The Wreck of the Black Diamond

Commodore Steve Harris – February, 2015

Many are familiar with the Gordon Lightfoot song, The Wreck of the Edmund Fitzgerald.  It seems that most bodies of water have their own famous sinkings.  Believe it or not, Buckeye Lake is no exception.  The following story is condensed from Joseph Simpson, Jr.’s The Story of Buckeye Lake.

In 1850, Mr. Simpson, Sr. of Somerset operated a “steam grist mill” near Thornville.  Previous owners of the mill had been unable to make a go of it, primarily due to the cost of wood as fuel.  Mr. Simpson, deciding to try his hand at making the venture profitable, ordered two boat loads of coal from the Hocking Valley, to be delivered by canal boat to Thornport.  In those days, once entering the reservoir at the Minthorn Locks (the present location of the Seller’s Point Spillway), canal boats would be towed a mile and a half along Northbank where they would enter the “channel proper.”  They would then be propelled by the use of long poles across the lake to their destination at the east end.

Today, we think of many areas of the lake as being quite shallow and, perhaps, treacherous.  Compared to the canal days, however, the bottom of our lake is completely clear.  Prior to the construction of the Licking Summit Reservoir, now Buckeye Lake, much of the area was dense forest of beech, elm, and sycamore.  The area wasn’t cleared prior to flooding the reservoir leaving many trees to rot at the water’s surface.  This resulted in a strange landscape filled with numerous hazards – stumps, dead trees, logs, and floating islands!

From Story of Buckeye Lake – Joseph Simpson, 1912

One fateful summer day in 1850, on journey to deliver coal to the Simpson Mill, the Black Diamond, under the command of one Captain Ward of Newark, entered the reservoir at Minthorn’s and began the long, difficult haul across the “level” of the reservoir.  She was a flat-bottomed scow with bow and aft cabins and a midship cargo capacity of about sixty ton.  Loaded down to the 3-foot mark, she pulled along the towpath under fair headway, causing the line to slack and pull under a long half-sunken log.  The driver stopped the mule team, but the boat, as boats do when underway, continued forward, further complicating the situation as the line pulled to the bottom collecting “a hundred pounds of reservoir moss, clinging and dripping.”  They got the canal boat under control, cleared the moss and continued along the uneven coast of Northbank.  Such was their journey for nearly a mile until they arrived at “the fatal curve.”  According to Simpson, “A siren with her song could not have lured our seafarers more effectually…”  Having already encountered significant difficulty and hazards, and being unfamiliar with the fact that the waters offshore were more treacherous than those near the bank, the helmsmen permitted his craft to “sheer,” or change course, drifting further into the reservoir instead of hugging the shoreline.  “She struck fairly and with such impact that a large hole was ripped in her bottom, helplessly impaling and allowing her to rapidly fill with water.”  Acting quickly, the crew was able to pull the stern of the boat into the bank and all hands safely made it to shore.  The Black Diamond, however, rapidly filled, broke into two, and sank to the bottom.
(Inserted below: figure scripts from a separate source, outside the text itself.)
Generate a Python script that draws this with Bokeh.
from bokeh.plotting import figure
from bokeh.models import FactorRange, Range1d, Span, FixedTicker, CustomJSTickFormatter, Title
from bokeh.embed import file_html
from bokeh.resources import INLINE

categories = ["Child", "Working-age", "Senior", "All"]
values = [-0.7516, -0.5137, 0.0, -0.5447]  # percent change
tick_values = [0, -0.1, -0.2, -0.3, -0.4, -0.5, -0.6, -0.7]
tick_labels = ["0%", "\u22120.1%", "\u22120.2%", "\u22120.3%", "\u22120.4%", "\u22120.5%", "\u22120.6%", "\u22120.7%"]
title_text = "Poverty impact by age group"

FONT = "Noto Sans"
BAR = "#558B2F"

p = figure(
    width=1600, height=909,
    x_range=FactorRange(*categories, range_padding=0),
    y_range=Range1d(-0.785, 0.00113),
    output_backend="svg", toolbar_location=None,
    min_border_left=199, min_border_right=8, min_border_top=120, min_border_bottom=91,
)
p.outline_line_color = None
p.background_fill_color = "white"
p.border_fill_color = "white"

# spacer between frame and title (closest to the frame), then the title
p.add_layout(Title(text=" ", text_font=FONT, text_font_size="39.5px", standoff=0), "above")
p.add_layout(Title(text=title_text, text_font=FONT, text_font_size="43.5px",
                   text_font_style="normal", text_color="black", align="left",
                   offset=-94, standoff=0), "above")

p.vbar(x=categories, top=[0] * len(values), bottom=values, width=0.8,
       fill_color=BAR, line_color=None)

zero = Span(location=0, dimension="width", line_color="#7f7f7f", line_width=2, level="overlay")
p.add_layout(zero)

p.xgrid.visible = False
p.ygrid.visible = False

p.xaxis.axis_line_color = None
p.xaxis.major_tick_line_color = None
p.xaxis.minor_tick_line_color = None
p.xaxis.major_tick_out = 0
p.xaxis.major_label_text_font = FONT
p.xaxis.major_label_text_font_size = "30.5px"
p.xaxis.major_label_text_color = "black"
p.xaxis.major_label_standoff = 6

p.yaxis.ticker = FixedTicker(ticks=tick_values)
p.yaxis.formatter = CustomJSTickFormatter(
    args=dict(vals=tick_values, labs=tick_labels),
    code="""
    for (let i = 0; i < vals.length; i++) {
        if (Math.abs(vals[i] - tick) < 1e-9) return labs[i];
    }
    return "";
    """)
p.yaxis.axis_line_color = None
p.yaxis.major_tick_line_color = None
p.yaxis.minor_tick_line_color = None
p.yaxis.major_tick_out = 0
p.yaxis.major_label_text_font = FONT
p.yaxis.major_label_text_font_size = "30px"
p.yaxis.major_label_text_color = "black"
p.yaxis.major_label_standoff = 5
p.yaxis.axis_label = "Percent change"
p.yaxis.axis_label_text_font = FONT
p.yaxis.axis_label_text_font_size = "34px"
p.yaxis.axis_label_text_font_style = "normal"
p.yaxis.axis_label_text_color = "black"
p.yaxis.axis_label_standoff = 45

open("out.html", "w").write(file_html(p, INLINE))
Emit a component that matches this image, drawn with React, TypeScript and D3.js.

For many years following, the Black Diamond furnished coal to the snakehunters – a term for the locals who lived along the reservoir and canal route – and farmers of the area who were willing to harvest it from the wreckage.  The location of the wreckage was later to become known as “Black Diamond Bend.”  It appears from Simpson’s maps, that it is at approximately 4000-4100 Northbank Rd. today.

Incidentally, it is in this same location, 18 years earlier, in 1832 that the embankment holding in the reservoir failed – causing great flooding in the South Fork Valley.  But, that’s another story for another day.


UPDATE

The Wreck of the Black Diamond has been FOUND!

In February of 2016, during the dam remediation project, pieces of the Black Diamond wreckage were found off Northbank near Black Diamond Point.